Zeitlin and his colleague Craig McIntosh, an economics professor at the University of California, San Diego, designed a study to benchmark a traditional USAID child and maternal nutrition and health program in Rwanda against cash transfers to compare the effects of the two approaches. To test the effects, the researchers divided 248 Rwandan villages into four groups—one of which received USAID nutrition programming, one that received a cost-equivalent cash transfer of around $141 per household, one that received a large cash transfer of $532 per household, and a control group that received no intervention.

After a year of studying the different groups, results indicated that neither the USAID programming nor the cost-equivalent cash transfer improved child outcomes, which were measured by child growth, household dietary diversity, maternal or child anemia, and household wealth. Meanwhile, those households that received the large cash transfer of $532 reported higher consumption, savings, assets, and house values. Higher consumption impacts also led to improvements in diet, child growth and child mortality.

A New Way of Thinking About Development Funding

So are large cash transfers the way of the future for development funding? The answer may not be so simple, says Zeitlin.

“I think that we shouldn’t expect that any one type of program is going to dominate, that in-kind programs versus cash programs are always going to be best under all circumstances and for all outcomes,” he says.

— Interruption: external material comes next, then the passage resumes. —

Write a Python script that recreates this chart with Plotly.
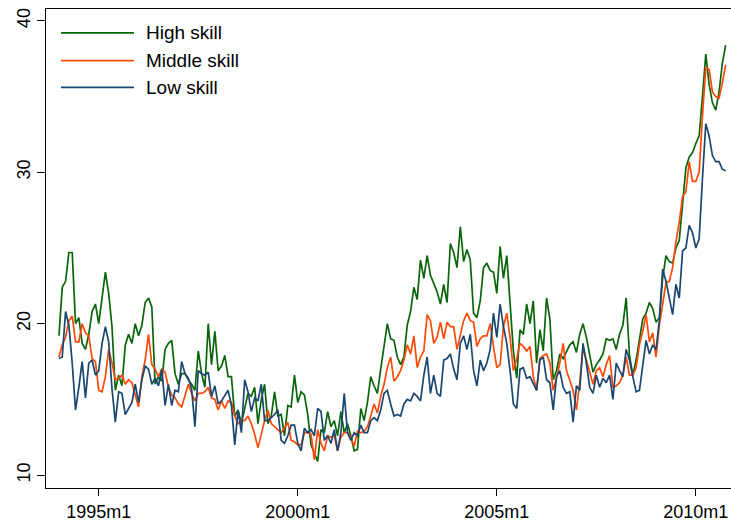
import plotly.graph_objects as go

# Monthly series, 1994m1 onward (Stata %tm: months since 1960m1)
start_year = 1994
series_names = ["High skill", "Middle skill", "Low skill"]
series_colors = ["#0a650a", "#ff4a0a", "#1a476f"]

high_skill = [
    19.2, 22.4, 22.8, 24.7, 24.7, 20.0, 20.4, 18.7, 18.3, 19.3, 20.8, 21.3,
    20.0, 21.6, 23.4, 22.0, 19.8, 15.6, 16.6, 15.9, 18.6, 19.3, 18.7, 20.0,
    19.2, 19.9, 21.4, 21.7, 21.1, 16.0, 16.5, 16.2, 18.3, 18.7, 18.9, 16.7,
    16.0, 16.7, 16.7, 16.3, 16.0, 15.6, 18.2, 16.7, 15.8, 20.0, 17.3, 19.5,
    16.9, 17.2, 17.9, 16.5, 16.5, 13.9, 14.3, 13.4, 14.5, 15.4, 15.2, 15.8,
    13.4, 15.0, 16.0, 13.4, 13.9, 15.5, 13.9, 14.0, 12.6, 14.6, 14.5, 16.6,
    14.8, 15.5, 15.3, 14.0, 12.0, 11.4, 10.9, 13.0, 12.8, 14.2, 13.2, 13.6,
    12.6, 14.2, 12.8, 13.4, 12.6, 11.6, 11.7, 14.4, 13.6, 14.8, 16.5, 15.9,
    15.4, 17.0, 18.4, 20.0, 19.0, 18.9, 17.8, 17.3, 17.8, 19.9, 20.8, 22.4,
    21.6, 24.2, 23.0, 24.5, 23.2, 22.7, 22.1, 21.3, 22.6, 21.4, 25.3, 24.7,
    23.7, 26.4, 24.1, 24.9, 24.2, 20.7, 20.4, 21.5, 23.7, 24.0, 23.5, 23.4,
    22.0, 25.1, 23.0, 24.5, 21.1, 18.2, 16.4, 19.6, 19.3, 21.3, 20.0, 21.5,
    17.4, 19.6, 18.2, 21.7, 20.3, 16.3, 16.9, 18.0, 17.7, 18.2, 18.6, 18.8,
    18.1, 19.3, 20.0, 19.1, 17.8, 16.8, 17.3, 17.6, 18.0, 19.0, 18.9, 19.0,
    18.3, 19.3, 19.9, 21.7, 17.9, 16.6, 17.6, 19.1, 20.3, 20.7, 21.4, 21.0,
    20.1, 20.4, 23.0, 24.5, 24.1, 24.0, 25.0, 25.5, 28.2, 30.3, 31.0, 31.3,
    31.9, 32.4, 35.0, 37.8, 35.8, 34.6, 34.1, 35.3, 37.2, 38.4,
]

middle_skill = [
    17.8, 18.6, 19.1, 20.2, 20.5, 18.8, 18.8, 20.0, 19.4, 19.2, 17.7, 17.5,
    15.6, 15.5, 16.5, 18.3, 17.4, 16.3, 16.4, 16.6, 16.0, 16.3, 16.1, 15.2,
    14.5, 16.5, 17.6, 19.3, 17.3, 17.0, 16.5, 17.0, 16.8, 15.8, 15.3, 15.1,
    14.7, 14.5, 15.2, 16.0, 15.4, 14.9, 15.4, 15.4, 15.5, 15.8, 15.1, 15.0,
    14.3, 14.9, 14.4, 14.9, 14.8, 13.9, 13.4, 13.6, 13.6, 13.9, 13.4, 12.7,
    11.8, 12.8, 13.6, 14.3, 13.4, 13.2, 13.0, 12.8, 13.1, 13.5, 12.3, 12.2,
    12.0, 12.0, 12.8, 12.8, 12.7, 11.0, 13.0, 12.1, 11.6, 12.6, 12.5, 12.6,
    11.6, 12.5, 12.8, 12.8, 12.5, 11.9, 12.9, 12.8, 12.9, 13.2, 13.9, 14.7,
    14.1, 15.2, 16.0, 17.1, 17.8, 16.2, 16.5, 16.9, 17.6, 18.6, 18.0, 19.2,
    17.1, 17.8, 18.2, 20.6, 20.2, 18.7, 19.1, 20.1, 19.0, 20.1, 19.8, 19.8,
    18.3, 19.3, 20.2, 20.7, 20.2, 20.1, 18.5, 19.0, 19.2, 19.2, 20.0, 18.5,
    17.1, 17.3, 19.8, 20.7, 19.1, 16.9, 17.7, 18.7, 18.5, 18.2, 18.5, 16.5,
    15.6, 17.7, 17.9, 18.0, 17.4, 15.6, 16.4, 17.4, 18.7, 16.9, 16.3, 15.6,
    14.3, 16.1, 18.4, 17.6, 16.7, 16.0, 16.9, 17.1, 16.5, 17.3, 17.9, 15.8,
    15.9, 16.1, 16.6, 17.8, 16.6, 16.6, 17.1, 18.6, 19.5, 20.6, 18.8, 19.4,
    17.8, 19.9, 21.3, 22.7, 22.8, 23.7, 25.4, 26.7, 28.4, 28.7, 30.7, 29.4,
    29.4, 30.0, 33.7, 36.9, 36.8, 35.3, 35.0, 34.9, 35.9, 37.1,
]

low_skill = [
    17.7, 17.8, 20.8, 19.9, 17.4, 14.3, 15.8, 17.5, 15.1, 17.4, 17.6, 16.6,
    16.9, 18.7, 19.8, 18.8, 15.7, 13.5, 15.5, 15.4, 14.0, 14.4, 14.8, 16.0,
    14.8, 16.3, 17.2, 17.0, 16.0, 16.4, 15.9, 17.0, 14.6, 16.0, 14.6, 15.6,
    15.5, 17.5, 16.7, 16.4, 15.7, 13.2, 16.9, 16.7, 16.6, 16.8, 15.2, 15.9,
    14.7, 14.9, 15.3, 15.6, 14.6, 12.0, 14.3, 12.8, 16.3, 15.5, 14.2, 15.1,
    14.9, 16.0, 13.6, 13.6, 13.8, 14.0, 14.3, 12.3, 12.1, 12.6, 13.3, 13.3,
    12.1, 11.6, 13.1, 12.8, 13.0, 12.6, 14.4, 14.2, 12.3, 12.6, 12.1, 13.0,
    11.6, 12.8, 15.4, 12.8, 12.3, 12.8, 12.6, 13.3, 12.8, 12.8, 13.6, 13.8,
    13.6, 14.3, 15.4, 15.6, 14.7, 13.9, 14.0, 13.9, 14.7, 15.0, 14.9, 15.4,
    15.2, 14.9, 16.6, 17.8, 15.4, 16.6, 15.4, 15.2, 17.6, 17.7, 18.0, 17.0,
    16.3, 18.7, 19.2, 18.3, 19.3, 16.9, 15.9, 17.6, 16.9, 17.4, 18.3, 20.7,
    19.1, 21.3, 19.8, 18.7, 16.9, 14.7, 14.4, 17.0, 17.1, 16.4, 16.5, 16.1,
    15.6, 17.6, 17.8, 16.3, 16.1, 14.3, 16.5, 16.9, 15.8, 15.4, 15.5, 13.5,
    15.9, 15.6, 18.7, 17.4, 15.8, 15.4, 16.6, 15.8, 16.4, 16.1, 16.6, 15.0,
    17.4, 16.9, 16.5, 18.3, 17.6, 16.5, 15.5, 15.6, 17.4, 18.9, 18.0, 18.6,
    18.3, 20.2, 23.6, 22.8, 21.7, 20.6, 22.6, 21.7, 24.8, 25.0, 26.5, 26.0,
    25.0, 25.6, 29.6, 33.2, 32.4, 31.1, 30.7, 30.7, 30.2, 30.1,
]

x_tick_labels = ["1995m1", "2000m1", "2005m1", "2010m1"]
y_tick_values = [10, 20, 30, 40]


def tm(label):
    """Stata monthly date label -> months since 1960m1."""
    year, month = label.split("m")
    return (int(year) - 1960) * 12 + int(month) - 1


first_month = (start_year - 1960) * 12
months = [first_month + k for k in range(len(high_skill))]

FONT = "Liberation Sans, Arial, Helvetica, sans-serif"

fig = go.Figure()
for name, color, values in zip(series_names, series_colors,
                               [high_skill, middle_skill, low_skill]):
    fig.add_trace(go.Scatter(
        x=months, y=values, mode="lines", name=name,
        line=dict(color=color, width=1.7),
        showlegend=False,
    ))

# Legend drawn as long line samples with labels, top-left inside the plot
legend_rows_y = [0.9503, 0.8923, 0.8364]
for name, color, ly in zip(series_names, series_colors, legend_rows_y):
    fig.add_shape(type="line", xref="paper", yref="paper",
                  x0=0.0219, x1=0.1285, y0=ly, y1=ly,
                  line=dict(color=color, width=1.7))
    fig.add_annotation(xref="paper", yref="paper", x=0.143, y=ly,
                       text=name, showarrow=False,
                       xanchor="left", yanchor="middle",
                       font=dict(family=FONT, size=19, color="black"))

fig.update_layout(
    width=731, height=522,
    margin=dict(l=46, r=0, t=9, b=30),
    plot_bgcolor="white", paper_bgcolor="white",
    font=dict(family=FONT, size=17, color="black"),
    showlegend=False,
    xaxis=dict(
        range=[404.1, 610.6],
        tickvals=[tm(t) for t in x_tick_labels],
        ticktext=x_tick_labels,
        ticks="outside", ticklen=7, tickwidth=1, tickcolor="black",
        showline=True, linecolor="black", linewidth=1, mirror=True,
        showgrid=False, zeroline=False,
        tickfont=dict(family=FONT, size=18, color="black"),
    ),
    yaxis=dict(
        range=[9.15, 40.78],
        tickvals=y_tick_values,
        ticks="outside", ticklen=8, tickwidth=1, tickcolor="black",
        tickangle=-90,
        showline=True, linecolor="black", linewidth=1,
        showgrid=False, zeroline=False,
        tickfont=dict(family=FONT, size=18, color="black"),
    ),
)

fig.write_html("out.html")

What this study does is demonstrate the value of cash benchmarking to evaluate what mix of resources and programming might be best given the intended outcomes of a development project. “In the case of this particular study we learned that the status quo programming that was out there was not delivering much in terms of impacts, at least not over the time horizon that we were able to study exposure for, and we hope that that helps inform the next generation of programming,” Zeitlin says.

On the heels of Zeitlin and McIntosh’s study, the Rwandan government introduced subsequent nutritional programming that includes a cash transfer component for households with young children to help address a missing piece in the programming uncovered by the study.

Zeitlin hopes that his research and other studies like it will create an environment in which organizations and governments feel healthy pressure to design programs that ensure aid money is going where it can do the most good.

Further Research

To continue exploring the possibilities around cash-benchmarking, Zeitlin is currently working on two additional studies. For the first, he and McIntosh are designing a similar study to the one they completed in Rwanda, but this time they’ll be looking at youth employment programs in the central African country. He’ll also be examining the cost-effectiveness of employment programming in Nairobi, Kenya, as part of a study he’s doing with the International Rescue Committee.

Ultimately, Zeitlin says he’s encouraged to see organizations like IRC and USAID holding up a mirror to their programming and asking what they might change in order to have the most impact. “Aid money goes to a lot of things,” he says, “and some of that is not doing the most good that it could be doing for the dollars spent.”